## Begin Extracted data

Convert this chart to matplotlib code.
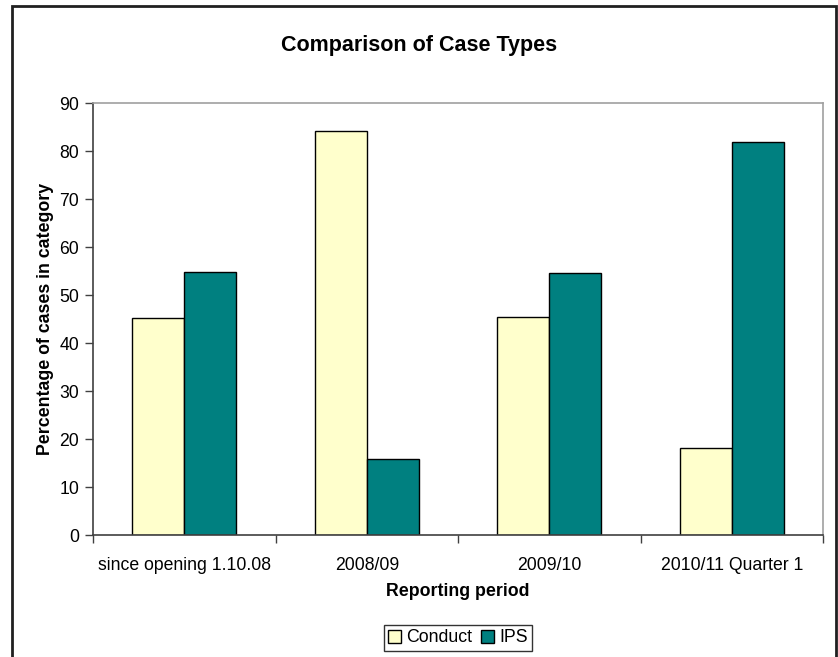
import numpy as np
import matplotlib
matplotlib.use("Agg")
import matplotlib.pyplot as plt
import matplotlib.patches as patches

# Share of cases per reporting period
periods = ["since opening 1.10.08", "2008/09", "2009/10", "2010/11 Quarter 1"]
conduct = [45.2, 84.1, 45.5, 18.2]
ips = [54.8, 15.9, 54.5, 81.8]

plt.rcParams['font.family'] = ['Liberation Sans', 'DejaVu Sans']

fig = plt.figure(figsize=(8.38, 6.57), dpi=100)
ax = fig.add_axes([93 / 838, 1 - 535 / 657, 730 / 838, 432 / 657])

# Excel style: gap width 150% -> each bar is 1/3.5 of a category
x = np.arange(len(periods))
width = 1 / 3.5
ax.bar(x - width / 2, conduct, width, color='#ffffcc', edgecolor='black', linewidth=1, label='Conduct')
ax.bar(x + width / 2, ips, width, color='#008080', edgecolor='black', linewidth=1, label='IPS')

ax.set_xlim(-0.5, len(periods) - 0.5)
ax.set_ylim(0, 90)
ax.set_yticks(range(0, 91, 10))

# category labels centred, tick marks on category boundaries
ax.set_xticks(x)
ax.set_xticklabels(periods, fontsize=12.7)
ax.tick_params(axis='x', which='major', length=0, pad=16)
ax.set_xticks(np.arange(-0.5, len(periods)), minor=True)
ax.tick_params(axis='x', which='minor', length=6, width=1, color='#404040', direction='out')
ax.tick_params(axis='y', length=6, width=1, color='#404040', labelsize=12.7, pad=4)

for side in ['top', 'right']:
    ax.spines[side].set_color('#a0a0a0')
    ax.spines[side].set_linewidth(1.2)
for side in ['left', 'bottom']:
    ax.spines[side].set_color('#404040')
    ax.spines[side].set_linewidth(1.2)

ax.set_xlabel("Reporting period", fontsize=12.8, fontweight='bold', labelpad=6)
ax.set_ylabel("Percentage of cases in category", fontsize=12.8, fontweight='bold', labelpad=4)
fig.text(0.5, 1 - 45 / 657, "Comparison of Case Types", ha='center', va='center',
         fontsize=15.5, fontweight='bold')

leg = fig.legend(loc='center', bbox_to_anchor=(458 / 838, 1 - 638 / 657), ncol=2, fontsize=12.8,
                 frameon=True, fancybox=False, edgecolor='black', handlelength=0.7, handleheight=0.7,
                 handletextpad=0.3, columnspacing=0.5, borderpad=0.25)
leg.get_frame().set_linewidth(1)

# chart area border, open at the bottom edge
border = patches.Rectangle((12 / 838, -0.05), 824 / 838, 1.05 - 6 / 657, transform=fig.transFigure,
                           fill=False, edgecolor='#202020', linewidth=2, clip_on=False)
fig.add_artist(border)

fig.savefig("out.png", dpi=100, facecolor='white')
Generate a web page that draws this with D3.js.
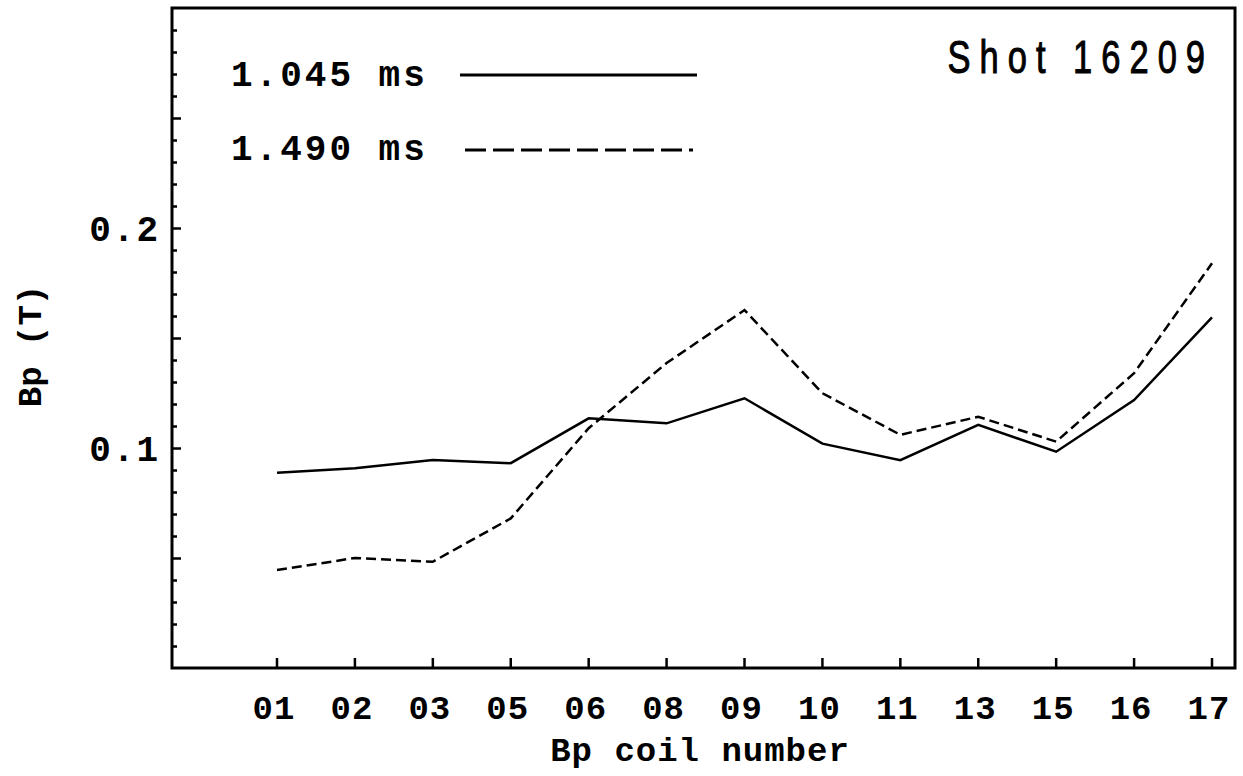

## End Extracted data
## Begin Extracted data

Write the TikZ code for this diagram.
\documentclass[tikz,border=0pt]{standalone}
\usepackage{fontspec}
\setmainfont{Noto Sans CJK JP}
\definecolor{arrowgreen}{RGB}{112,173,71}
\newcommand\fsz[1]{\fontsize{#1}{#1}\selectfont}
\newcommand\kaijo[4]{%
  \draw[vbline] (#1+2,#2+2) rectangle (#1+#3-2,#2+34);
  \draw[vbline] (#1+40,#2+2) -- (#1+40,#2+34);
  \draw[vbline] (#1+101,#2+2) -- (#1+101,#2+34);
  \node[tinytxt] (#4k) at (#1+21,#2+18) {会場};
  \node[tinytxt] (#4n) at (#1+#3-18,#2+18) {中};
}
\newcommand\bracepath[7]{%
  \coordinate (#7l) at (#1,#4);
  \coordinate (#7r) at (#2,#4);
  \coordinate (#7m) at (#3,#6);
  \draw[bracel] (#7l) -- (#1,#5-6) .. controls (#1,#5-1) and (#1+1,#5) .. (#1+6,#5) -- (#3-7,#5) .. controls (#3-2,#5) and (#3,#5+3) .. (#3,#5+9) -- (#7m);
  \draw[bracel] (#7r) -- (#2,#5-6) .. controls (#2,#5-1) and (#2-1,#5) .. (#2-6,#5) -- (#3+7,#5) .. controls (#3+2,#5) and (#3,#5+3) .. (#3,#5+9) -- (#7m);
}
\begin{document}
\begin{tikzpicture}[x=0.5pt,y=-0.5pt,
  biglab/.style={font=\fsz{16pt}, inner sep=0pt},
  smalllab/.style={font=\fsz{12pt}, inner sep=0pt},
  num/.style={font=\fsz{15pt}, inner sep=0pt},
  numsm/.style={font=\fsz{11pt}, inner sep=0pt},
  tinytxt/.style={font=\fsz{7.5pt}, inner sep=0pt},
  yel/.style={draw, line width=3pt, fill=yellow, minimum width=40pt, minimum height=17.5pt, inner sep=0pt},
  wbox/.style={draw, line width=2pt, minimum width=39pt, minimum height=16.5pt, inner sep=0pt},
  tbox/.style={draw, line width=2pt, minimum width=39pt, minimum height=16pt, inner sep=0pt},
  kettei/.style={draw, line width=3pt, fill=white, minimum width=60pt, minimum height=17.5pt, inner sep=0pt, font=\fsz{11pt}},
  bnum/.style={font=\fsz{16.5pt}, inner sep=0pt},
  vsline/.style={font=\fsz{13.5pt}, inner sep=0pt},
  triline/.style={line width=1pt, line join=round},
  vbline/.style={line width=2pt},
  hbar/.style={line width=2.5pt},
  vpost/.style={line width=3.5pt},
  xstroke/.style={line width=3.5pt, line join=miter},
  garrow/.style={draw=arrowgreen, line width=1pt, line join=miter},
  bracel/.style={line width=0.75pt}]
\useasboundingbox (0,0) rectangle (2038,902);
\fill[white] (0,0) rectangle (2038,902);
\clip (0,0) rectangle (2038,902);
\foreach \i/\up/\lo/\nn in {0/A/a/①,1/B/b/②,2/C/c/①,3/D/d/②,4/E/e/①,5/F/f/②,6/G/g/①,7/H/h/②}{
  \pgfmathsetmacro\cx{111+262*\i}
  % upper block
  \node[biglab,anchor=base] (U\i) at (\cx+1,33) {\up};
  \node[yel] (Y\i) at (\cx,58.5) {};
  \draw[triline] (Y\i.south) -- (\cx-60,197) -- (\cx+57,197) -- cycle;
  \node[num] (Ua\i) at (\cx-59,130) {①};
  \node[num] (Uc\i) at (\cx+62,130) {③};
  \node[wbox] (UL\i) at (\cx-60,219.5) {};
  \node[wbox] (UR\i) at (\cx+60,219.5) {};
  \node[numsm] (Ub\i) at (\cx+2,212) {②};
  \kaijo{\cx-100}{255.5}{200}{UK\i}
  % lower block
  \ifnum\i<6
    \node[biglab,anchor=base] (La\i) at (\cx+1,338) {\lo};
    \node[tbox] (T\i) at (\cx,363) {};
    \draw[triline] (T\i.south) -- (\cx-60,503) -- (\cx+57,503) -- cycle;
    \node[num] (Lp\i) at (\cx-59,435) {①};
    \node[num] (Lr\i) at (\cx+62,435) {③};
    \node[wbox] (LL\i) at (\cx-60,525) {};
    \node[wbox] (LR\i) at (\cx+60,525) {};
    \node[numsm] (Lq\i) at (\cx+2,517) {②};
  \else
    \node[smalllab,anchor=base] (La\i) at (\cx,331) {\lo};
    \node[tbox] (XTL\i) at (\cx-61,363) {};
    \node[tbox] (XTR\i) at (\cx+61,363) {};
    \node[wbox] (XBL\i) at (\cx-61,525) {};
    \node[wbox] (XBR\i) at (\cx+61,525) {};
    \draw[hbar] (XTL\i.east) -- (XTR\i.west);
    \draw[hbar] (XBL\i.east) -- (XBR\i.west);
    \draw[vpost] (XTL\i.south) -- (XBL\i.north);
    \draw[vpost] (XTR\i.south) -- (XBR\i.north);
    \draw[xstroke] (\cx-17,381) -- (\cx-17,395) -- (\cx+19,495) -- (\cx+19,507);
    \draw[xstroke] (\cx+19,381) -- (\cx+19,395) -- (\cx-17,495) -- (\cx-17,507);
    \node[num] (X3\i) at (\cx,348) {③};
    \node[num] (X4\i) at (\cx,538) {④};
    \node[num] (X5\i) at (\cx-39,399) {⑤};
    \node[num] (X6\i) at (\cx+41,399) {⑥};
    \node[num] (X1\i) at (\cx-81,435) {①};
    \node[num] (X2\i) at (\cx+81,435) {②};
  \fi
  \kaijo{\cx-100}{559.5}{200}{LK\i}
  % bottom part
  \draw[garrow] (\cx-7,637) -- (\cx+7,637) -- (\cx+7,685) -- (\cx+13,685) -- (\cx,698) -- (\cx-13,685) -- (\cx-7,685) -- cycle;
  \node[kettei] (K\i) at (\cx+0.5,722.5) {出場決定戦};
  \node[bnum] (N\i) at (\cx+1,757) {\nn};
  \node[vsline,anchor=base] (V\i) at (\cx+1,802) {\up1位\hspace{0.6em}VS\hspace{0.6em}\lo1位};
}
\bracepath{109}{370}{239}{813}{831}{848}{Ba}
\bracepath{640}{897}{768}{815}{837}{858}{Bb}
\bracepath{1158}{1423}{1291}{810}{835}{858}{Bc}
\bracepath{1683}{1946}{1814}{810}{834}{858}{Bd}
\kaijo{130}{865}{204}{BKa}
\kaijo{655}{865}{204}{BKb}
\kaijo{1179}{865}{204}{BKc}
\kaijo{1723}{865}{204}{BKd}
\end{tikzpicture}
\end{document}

## End Extracted data

§ **Given task**: In the entries above, find the line that contains "Convert this chart to matplotlib code." and the line that contains "leg.get_frame().set_linewidth(1)". Reproduce exactly those two lines and every line between them, but not the pictures.

§ **Written answer**:
Convert this chart to matplotlib code.
import numpy as np
import matplotlib
matplotlib.use("Agg")
import matplotlib.pyplot as plt
import matplotlib.patches as patches

# Share of cases per reporting period
periods = ["since opening 1.10.08", "2008/09", "2009/10", "2010/11 Quarter 1"]
conduct = [45.2, 84.1, 45.5, 18.2]
ips = [54.8, 15.9, 54.5, 81.8]

plt.rcParams['font.family'] = ['Liberation Sans', 'DejaVu Sans']

fig = plt.figure(figsize=(8.38, 6.57), dpi=100)
ax = fig.add_axes([93 / 838, 1 - 535 / 657, 730 / 838, 432 / 657])

# Excel style: gap width 150% -> each bar is 1/3.5 of a category
x = np.arange(len(periods))
width = 1 / 3.5
ax.bar(x - width / 2, conduct, width, color='#ffffcc', edgecolor='black', linewidth=1, label='Conduct')
ax.bar(x + width / 2, ips, width, color='#008080', edgecolor='black', linewidth=1, label='IPS')

ax.set_xlim(-0.5, len(periods) - 0.5)
ax.set_ylim(0, 90)
ax.set_yticks(range(0, 91, 10))

# category labels centred, tick marks on category boundaries
ax.set_xticks(x)
ax.set_xticklabels(periods, fontsize=12.7)
ax.tick_params(axis='x', which='major', length=0, pad=16)
ax.set_xticks(np.arange(-0.5, len(periods)), minor=True)
ax.tick_params(axis='x', which='minor', length=6, width=1, color='#404040', direction='out')
ax.tick_params(axis='y', length=6, width=1, color='#404040', labelsize=12.7, pad=4)

for side in ['top', 'right']:
    ax.spines[side].set_color('#a0a0a0')
    ax.spines[side].set_linewidth(1.2)
for side in ['left', 'bottom']:
    ax.spines[side].set_color('#404040')
    ax.spines[side].set_linewidth(1.2)

ax.set_xlabel("Reporting period", fontsize=12.8, fontweight='bold', labelpad=6)
ax.set_ylabel("Percentage of cases in category", fontsize=12.8, fontweight='bold', labelpad=4)
fig.text(0.5, 1 - 45 / 657, "Comparison of Case Types", ha='center', va='center',
         fontsize=15.5, fontweight='bold')

leg = fig.legend(loc='center', bbox_to_anchor=(458 / 838, 1 - 638 / 657), ncol=2, fontsize=12.8,
                 frameon=True, fancybox=False, edgecolor='black', handlelength=0.7, handleheight=0.7,
                 handletextpad=0.3, columnspacing=0.5, borderpad=0.25)
leg.get_frame().set_linewidth(1)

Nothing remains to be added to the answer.